According to The EU Biofuels Chain coalition which represents Europe’s farming, sugar, maize, cereals, oilseeds and vegetable oil production, renewable ethanol and biodiesel sector:
“Hitting the new higher targets proposed by the Commission is a major challenge. In fact, while the EU has made overall progress in renewables incorporation and emissions reduction, the picture in the transport sector is dire; fossil fuels still account for 94% of transport energy, and transport emissions are 19% higher than 1990 levels.”
Another statement from COCERAL, FEDIOL and FEFAC, which represent EU grains and oilseed trade, crushing of oilseeds, refining of vegetable oils and manufacturing of compound feed stated emphatically that:
“Stigmatising and discriminating a specific commodity or origin has not shown so far to be effective for reducing deforestation.”
Palm oil producing countries as represented by the Council of Palm Oil Producing Countries (CPOPC) also identified the problems faced by EU members in meeting climate change commitments.

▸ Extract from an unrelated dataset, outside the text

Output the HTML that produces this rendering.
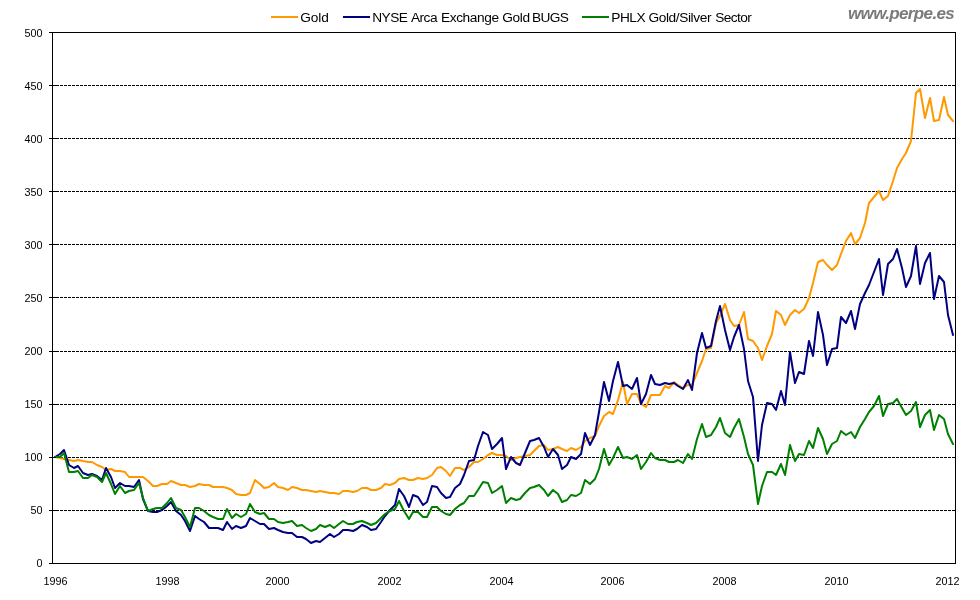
<!DOCTYPE html>
<html lang="en">
<head>
<meta charset="utf-8">
<title>Gold vs NYSE Arca Exchange Gold BUGS vs PHLX Gold/Silver Sector</title>
<style>
html,body{margin:0;padding:0;background:#fff;}
body{width:980px;height:600px;overflow:hidden;}
svg{display:block;}
</style>
</head>
<body>
<svg width="980" height="600" viewBox="0 0 980 600">
<rect x="0" y="0" width="980" height="600" fill="#ffffff"/>
<g stroke="#000" stroke-width="1" stroke-dasharray="3 1" shape-rendering="crispEdges">
<line x1="52" y1="85.5" x2="955" y2="85.5"/>
<line x1="52" y1="138.5" x2="955" y2="138.5"/>
<line x1="52" y1="191.5" x2="955" y2="191.5"/>
<line x1="52" y1="244.5" x2="955" y2="244.5"/>
<line x1="52" y1="297.5" x2="955" y2="297.5"/>
<line x1="52" y1="351.5" x2="955" y2="351.5"/>
<line x1="52" y1="404.5" x2="955" y2="404.5"/>
<line x1="52" y1="457.5" x2="955" y2="457.5"/>
<line x1="52" y1="510.5" x2="955" y2="510.5"/>
</g>
<g>
<polyline points="55,457 60,458 64,459 69,460 74,461 78,460 83,461 88,462 92,462 97,465 102,467 106,470 111,469 115,471 120,471 125,472 129,477 134,477 139,477 143,477 148,481 153,486 157,486 162,484 167,484 171,481 176,483 181,485 185,485 190,487 195,486 199,484 204,485 209,485 213,487 218,487 223,487 227,488 232,490 236,494 241,495 246,495 250,493 255,480 260,484 264,488 269,487 274,483 278,487 283,488 288,490 292,487 297,488 302,490 306,490 311,491 316,492 320,491 325,492 330,493 334,493 339,494 343,491 348,491 353,492 357,491 362,488 367,488 371,490 376,490 381,488 385,484 390,485 395,483 399,479 404,478 409,480 413,480 418,478 423,479 427,478 432,475 437,468 441,467 446,471 450,476 455,468 460,468 464,470 469,467 474,462 478,462 483,459 488,455 492,453 497,455 502,455 506,456 511,460 516,458 520,457 525,456 530,455 534,451 539,446 544,445 548,450 553,449 558,447 562,449 567,451 571,448 576,450 581,447 585,441 590,438 595,436 599,426 604,416 609,412 613,414 618,400 623,382 627,404 632,394 637,394 641,404 646,407 651,395 655,395 660,395 665,386 669,388 674,382 678,385 683,388 688,385 692,385 697,373 702,361 706,349 711,348 716,323 720,316 725,304 730,320 734,326 739,325 744,312 748,339 753,341 758,348 762,360 767,346 772,334 776,311 781,315 785,325 790,315 795,310 799,313 804,309 809,298 813,283 818,262 823,260 827,265 832,270 837,265 841,254 846,241 851,233 855,244 860,238 865,223 869,203 874,197 879,191 883,200 888,196 893,181 897,168 902,159 906,153 911,141 916,93 920,89 925,118 930,98 934,121 939,120 944,97 948,115 953,121" fill="none" stroke="#FF9900" stroke-width="2.0" stroke-linejoin="round" stroke-linecap="round"/>
<polyline points="55,457 60,454 64,450 69,465 74,468 78,466 83,473 88,475 92,474 97,476 102,480 106,468 111,477 115,488 120,483 125,486 129,486 134,487 139,480 143,499 148,511 153,512 157,512 162,510 167,506 171,502 176,511 181,515 185,521 190,531 195,516 199,519 204,522 209,528 213,528 218,528 223,530 227,522 232,529 236,526 241,528 246,526 250,518 255,521 260,524 264,524 269,529 274,528 278,530 283,532 288,533 292,533 297,537 302,537 306,539 311,543 316,541 320,542 325,538 330,534 334,537 339,534 343,530 348,530 353,531 357,529 362,525 367,527 371,530 376,529 381,522 385,516 390,510 395,505 399,489 404,496 409,507 413,495 418,497 423,505 427,502 432,486 437,487 441,493 446,498 450,497 455,488 460,484 464,475 469,461 474,460 478,446 483,432 488,435 492,449 497,444 502,438 506,469 511,457 516,463 520,465 525,453 530,441 534,440 539,438 544,447 548,457 553,449 558,455 562,469 567,465 571,457 576,459 581,454 585,433 590,445 595,435 599,412 604,382 609,401 613,381 618,362 623,386 627,385 632,389 637,378 641,404 646,394 651,375 655,384 660,385 665,383 669,384 674,383 678,386 683,389 688,380 692,390 697,353 702,333 706,348 711,346 716,321 720,306 725,330 730,350 734,337 739,325 744,349 748,381 753,397 758,461 762,425 767,403 772,404 776,410 781,391 785,405 790,352 795,383 799,372 804,374 809,341 813,356 818,312 823,335 827,365 832,349 837,348 841,317 846,323 851,311 855,329 860,304 865,293 869,285 874,272 879,259 883,295 888,264 893,259 897,249 902,268 906,287 911,276 916,246 920,284 925,263 930,253 934,299 939,276 944,282 948,315 953,335" fill="none" stroke="#000080" stroke-width="2.0" stroke-linejoin="round" stroke-linecap="round"/>
<polyline points="55,457 60,457 64,453 69,472 74,472 78,471 83,478 88,478 92,475 97,477 102,482 106,473 111,484 115,494 120,486 125,493 129,491 134,490 139,483 143,498 148,511 153,509 157,508 162,508 167,503 171,498 176,508 181,510 185,517 190,527 195,508 199,508 204,511 209,515 213,517 218,519 223,519 227,509 232,518 236,514 241,517 246,514 250,504 255,512 260,514 264,513 269,519 274,519 278,522 283,523 288,522 292,521 297,526 302,525 306,528 311,531 316,529 320,525 325,527 330,525 334,528 339,524 343,521 348,524 353,524 357,522 362,521 367,523 371,525 376,523 381,518 385,514 390,511 395,509 399,501 404,511 409,519 413,512 418,512 423,517 427,517 432,507 437,507 441,511 446,514 450,515 455,509 460,505 464,503 469,496 474,496 478,490 483,482 488,483 492,493 497,490 502,486 506,503 511,498 516,500 520,499 525,493 530,488 534,487 539,485 544,490 548,496 553,490 558,494 562,502 567,500 571,495 576,496 581,493 585,480 590,484 595,479 599,469 604,449 609,465 613,458 618,447 623,458 627,457 632,459 637,455 641,469 646,462 651,453 655,458 660,460 665,460 669,462 674,462 678,460 683,463 688,454 692,459 697,439 702,424 706,437 711,435 716,427 720,418 725,433 730,437 734,428 739,419 744,437 748,454 753,465 758,504 762,486 767,472 772,472 776,475 781,464 785,475 790,445 795,461 799,454 804,455 809,441 813,448 818,428 823,439 827,454 832,444 837,441 841,431 846,435 851,432 855,438 860,427 865,419 869,412 874,406 879,396 883,416 888,404 893,403 897,399 902,408 906,415 911,411 916,402 920,427 925,415 930,410 934,430 939,415 944,419 948,434 953,444" fill="none" stroke="#008000" stroke-width="2.0" stroke-linejoin="round" stroke-linecap="round"/>
</g>
<g stroke="#000" stroke-width="1" fill="none" shape-rendering="crispEdges">
<rect x="52.5" y="32.5" width="903.0" height="531.0"/>
<line x1="49" y1="32.5" x2="56" y2="32.5"/>
<line x1="49" y1="85.5" x2="56" y2="85.5"/>
<line x1="49" y1="138.5" x2="56" y2="138.5"/>
<line x1="49" y1="191.5" x2="56" y2="191.5"/>
<line x1="49" y1="244.5" x2="56" y2="244.5"/>
<line x1="49" y1="297.5" x2="56" y2="297.5"/>
<line x1="49" y1="351.5" x2="56" y2="351.5"/>
<line x1="49" y1="404.5" x2="56" y2="404.5"/>
<line x1="49" y1="457.5" x2="56" y2="457.5"/>
<line x1="49" y1="510.5" x2="56" y2="510.5"/>
<line x1="49" y1="563.5" x2="56" y2="563.5"/>
</g>
<g font-family="'Liberation Sans', sans-serif" font-size="10.8" fill="#000" text-anchor="end">
<text x="42.5" y="37">500</text>
<text x="42.5" y="90">450</text>
<text x="42.5" y="143">400</text>
<text x="42.5" y="196">350</text>
<text x="42.5" y="249">300</text>
<text x="42.5" y="302">250</text>
<text x="42.5" y="355">200</text>
<text x="42.5" y="408">150</text>
<text x="42.5" y="461">100</text>
<text x="42.5" y="514">50</text>
<text x="42.5" y="567">0</text>
</g>
<g font-family="'Liberation Sans', sans-serif" font-size="10.8" fill="#000" text-anchor="start">
<text x="43.60" y="585">1996</text>
<text x="155.60" y="585">1998</text>
<text x="265.60" y="585">2000</text>
<text x="377.60" y="585">2002</text>
<text x="489.60" y="585">2004</text>
<text x="600.60" y="585">2006</text>
<text x="712.60" y="585">2008</text>
<text x="824.60" y="585">2010</text>
<text x="935.60" y="585">2012</text>
</g>
<g font-family="'Liberation Sans', sans-serif" font-size="13.7" fill="#000">
<line x1="271" y1="17" x2="298" y2="17" stroke="#FF9900" stroke-width="2" shape-rendering="crispEdges"/>
<text y="22" xml:space="preserve"><tspan x="300.3" style="letter-spacing:-0.1px">Gold</tspan></text>
<line x1="343" y1="17" x2="370" y2="17" stroke="#000080" stroke-width="2" shape-rendering="crispEdges"/>
<text y="22" xml:space="preserve"><tspan x="372.2" style="letter-spacing:-0.5px">NYSE </tspan><tspan x="410.9" style="letter-spacing:-0.5px">Arca </tspan><tspan x="441.0" style="letter-spacing:-0.4px">Exchange </tspan><tspan x="502.3" style="letter-spacing:-0.4px">Gold </tspan><tspan x="532.0" style="letter-spacing:-0.65px">BUGS</tspan></text>
<line x1="582" y1="17" x2="609" y2="17" stroke="#008000" stroke-width="2" shape-rendering="crispEdges"/>
<text y="22" xml:space="preserve"><tspan x="611.3" style="letter-spacing:-0.5px">PHLX </tspan><tspan x="648.5" style="letter-spacing:-0.4px">Gold/Silver </tspan><tspan x="715.2" style="letter-spacing:-0.6px">Sector</tspan></text>
</g>
<text x="848.0" y="19" textLength="106.8" lengthAdjust="spacing" font-family="'Liberation Sans', sans-serif" font-size="17" font-weight="bold" font-style="italic" fill="#7a7a7a">www.perpe.es</text>
</svg>
</body>
</html>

In a new press release which addressed Belgium’s proposal to ban palm oil from biofuels, CPOPC urged understanding that palm oil was and continues to be an important crop for the sustainable development of tropical countries.
The press release touched on possible trade measures against Belgium, especially in Belgian agricultural exports to Indonesia. The dollar values of the Belgian-Southeast Asian trade is nominal but the greater consequence of EU member state actions against palm oil in biofuels threatens the continued loss of the EU’s influence in Southeast Asia, especially in saving forests.